**Dataset records:**
────────────────────

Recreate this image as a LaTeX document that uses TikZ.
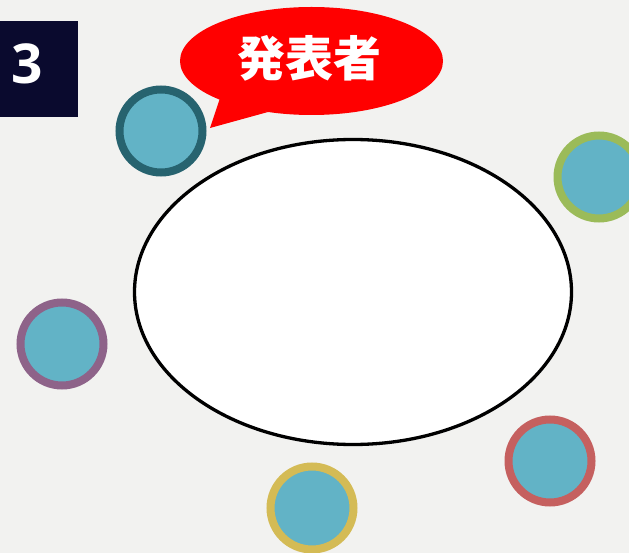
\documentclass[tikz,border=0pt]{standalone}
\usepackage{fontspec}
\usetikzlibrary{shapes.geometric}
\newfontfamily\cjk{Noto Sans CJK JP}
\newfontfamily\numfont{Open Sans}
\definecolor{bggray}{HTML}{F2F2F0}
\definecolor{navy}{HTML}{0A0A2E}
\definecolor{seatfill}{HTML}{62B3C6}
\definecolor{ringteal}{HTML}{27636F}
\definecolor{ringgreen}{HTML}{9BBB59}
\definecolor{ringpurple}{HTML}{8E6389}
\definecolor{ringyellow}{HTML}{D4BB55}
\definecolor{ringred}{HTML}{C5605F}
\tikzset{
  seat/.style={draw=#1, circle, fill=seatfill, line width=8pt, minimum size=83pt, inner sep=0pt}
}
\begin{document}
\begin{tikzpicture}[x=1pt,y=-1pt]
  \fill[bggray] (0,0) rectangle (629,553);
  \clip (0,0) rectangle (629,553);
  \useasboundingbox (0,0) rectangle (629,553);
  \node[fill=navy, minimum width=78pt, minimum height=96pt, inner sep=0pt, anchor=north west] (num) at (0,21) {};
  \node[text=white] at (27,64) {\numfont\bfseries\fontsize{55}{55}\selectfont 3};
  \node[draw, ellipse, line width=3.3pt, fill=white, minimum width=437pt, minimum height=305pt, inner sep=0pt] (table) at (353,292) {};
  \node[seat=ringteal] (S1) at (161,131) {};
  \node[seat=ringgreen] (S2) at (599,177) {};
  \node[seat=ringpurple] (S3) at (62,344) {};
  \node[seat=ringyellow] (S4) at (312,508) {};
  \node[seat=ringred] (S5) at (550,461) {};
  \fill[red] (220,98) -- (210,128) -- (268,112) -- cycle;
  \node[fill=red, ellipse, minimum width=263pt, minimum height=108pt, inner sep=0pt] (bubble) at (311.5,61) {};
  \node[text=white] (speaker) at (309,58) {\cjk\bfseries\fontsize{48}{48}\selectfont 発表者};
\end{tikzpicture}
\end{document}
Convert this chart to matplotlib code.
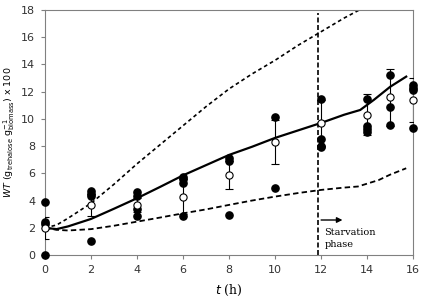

────────────────────

Give back the whole listing as it stands, minus its pictures.

Recreate this image as a LaTeX document that uses TikZ.
\documentclass[tikz,border=0pt]{standalone}
\usepackage{fontspec}
\usetikzlibrary{shapes.geometric}
\newfontfamily\cjk{Noto Sans CJK JP}
\newfontfamily\numfont{Open Sans}
\definecolor{bggray}{HTML}{F2F2F0}
\definecolor{navy}{HTML}{0A0A2E}
\definecolor{seatfill}{HTML}{62B3C6}
\definecolor{ringteal}{HTML}{27636F}
\definecolor{ringgreen}{HTML}{9BBB59}
\definecolor{ringpurple}{HTML}{8E6389}
\definecolor{ringyellow}{HTML}{D4BB55}
\definecolor{ringred}{HTML}{C5605F}
\tikzset{
  seat/.style={draw=#1, circle, fill=seatfill, line width=8pt, minimum size=83pt, inner sep=0pt}
}
\begin{document}
\begin{tikzpicture}[x=1pt,y=-1pt]
  \fill[bggray] (0,0) rectangle (629,553);
  \clip (0,0) rectangle (629,553);
  \useasboundingbox (0,0) rectangle (629,553);
  \node[fill=navy, minimum width=78pt, minimum height=96pt, inner sep=0pt, anchor=north west] (num) at (0,21) {};
  \node[text=white] at (27,64) {\numfont\bfseries\fontsize{55}{55}\selectfont 3};
  \node[draw, ellipse, line width=3.3pt, fill=white, minimum width=437pt, minimum height=305pt, inner sep=0pt] (table) at (353,292) {};
  \node[seat=ringteal] (S1) at (161,131) {};
  \node[seat=ringgreen] (S2) at (599,177) {};
  \node[seat=ringpurple] (S3) at (62,344) {};
  \node[seat=ringyellow] (S4) at (312,508) {};
  \node[seat=ringred] (S5) at (550,461) {};
  \fill[red] (220,98) -- (210,128) -- (268,112) -- cycle;
  \node[fill=red, ellipse, minimum width=263pt, minimum height=108pt, inner sep=0pt] (bubble) at (311.5,61) {};
  \node[text=white] (speaker) at (309,58) {\cjk\bfseries\fontsize{48}{48}\selectfont 発表者};
\end{tikzpicture}
\end{document}
Convert this chart to matplotlib code.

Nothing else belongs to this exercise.